Low-level parts of the index use field numbers instead of field names for compactness. This class has several methods for converting between the field name, field number, and field object itself.
- add(name, field_type)¶
Adds a field to this schema.
name (str) is the name of the field. fieldtype (FieldType) is either instantiated FieldType object, or a FieldType subclass. If you pass an instantiated object, the schema will use that as the field configuration for this field. If you pass a FieldType subclass, the schema will automatically instantiate it with the default constructor.
- items()¶
Returns a list of ("field_name", field_object) pairs for the fields in this schema.
- names()¶
Returns a list of the names of the fields in this schema.
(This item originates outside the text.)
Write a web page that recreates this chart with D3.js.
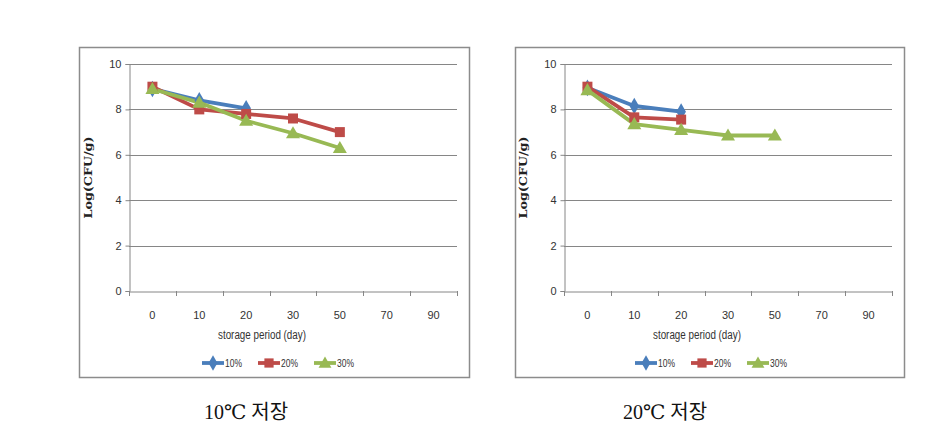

- class caterpillar.processing.schema.TEXT(analyser=<caterpillar.processing.analysis.analyse.DefaultAnalyser object at 0x10d807410>, indexed=True, stored=True)¶
Bases: caterpillar.processing.schema.FieldType
Configured field type for text fields.
- caterpillar.processing.schema.csv_has_header(csv_file, dialect, num_check_rows=50)¶
Custom heuristic for recognising header in CSV files. Intended to be used as an alternative for the csv.Sniffer.has_header method which doesn’t work well for mostly-text CSV files.
The heuristic we use simply checks the total size of the header row compared to the average row size for the following sample rows. If a large discrepancy is found, we assume that the first row contains headers.
Required Arguments: csv_file – The csv data file to analyse. dialect – CSV dialect to use.
Optional Arguments: num_check_rows – The number of rows to analyse (defaults to 50).
- caterpillar.processing.schema.generate_csv_schema(csv_file, delimiter=', ', encoding='utf8')¶
Attempt to generate a schema for the csv file automatically.
Required Arguments: csv_file – The CSV file to generate a schema for.
Optional Arguments: delimiter – CSV delimiter character. encoding – Character encoding of the file.
Returns a 2-tuple containing the generated schema and the sample rows used to generate the schema.